Show every line containing "draw" by copying it.

** begin Record excerpts **

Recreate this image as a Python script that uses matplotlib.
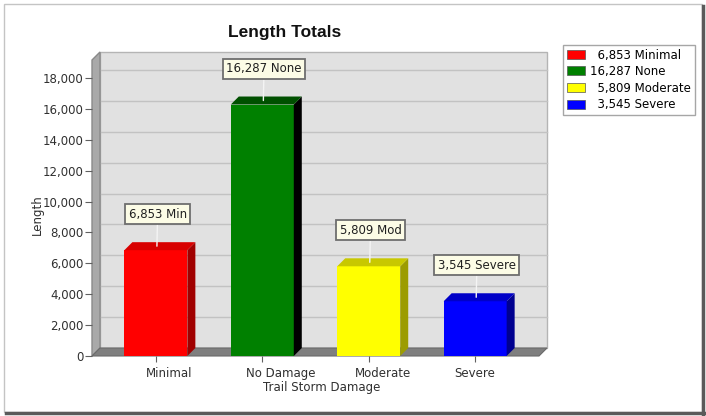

** end Record excerpts **
** begin Record excerpts **

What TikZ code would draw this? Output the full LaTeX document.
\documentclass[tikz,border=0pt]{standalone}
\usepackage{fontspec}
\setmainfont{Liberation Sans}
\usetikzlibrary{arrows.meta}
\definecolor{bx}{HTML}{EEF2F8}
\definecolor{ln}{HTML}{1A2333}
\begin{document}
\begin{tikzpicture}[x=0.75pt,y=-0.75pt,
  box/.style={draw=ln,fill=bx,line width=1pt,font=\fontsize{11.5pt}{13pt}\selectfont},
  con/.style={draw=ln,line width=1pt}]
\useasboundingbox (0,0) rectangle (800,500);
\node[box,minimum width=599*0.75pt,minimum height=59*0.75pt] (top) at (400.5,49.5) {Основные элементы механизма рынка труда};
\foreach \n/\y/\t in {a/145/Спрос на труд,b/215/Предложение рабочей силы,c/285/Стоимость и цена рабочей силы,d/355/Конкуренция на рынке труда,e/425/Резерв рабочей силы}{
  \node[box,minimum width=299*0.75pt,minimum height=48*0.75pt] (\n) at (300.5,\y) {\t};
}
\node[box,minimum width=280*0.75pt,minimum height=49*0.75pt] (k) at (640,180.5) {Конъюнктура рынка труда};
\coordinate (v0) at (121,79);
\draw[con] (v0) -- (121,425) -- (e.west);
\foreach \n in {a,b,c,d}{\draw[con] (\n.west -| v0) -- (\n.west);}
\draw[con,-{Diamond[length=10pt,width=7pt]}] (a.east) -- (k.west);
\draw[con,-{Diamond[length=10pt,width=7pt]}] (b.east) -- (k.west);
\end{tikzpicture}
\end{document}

** end Record excerpts **

### Written answer
What TikZ code would draw this? Output the full LaTeX document.
  box/.style={draw=ln,fill=bx,line width=1pt,font=\fontsize{11.5pt}{13pt}\selectfont},
  con/.style={draw=ln,line width=1pt}]
\draw[con] (v0) -- (121,425) -- (e.west);
\foreach \n in {a,b,c,d}{\draw[con] (\n.west -| v0) -- (\n.west);}
\draw[con,-{Diamond[length=10pt,width=7pt]}] (a.east) -- (k.west);
\draw[con,-{Diamond[length=10pt,width=7pt]}] (b.east) -- (k.west);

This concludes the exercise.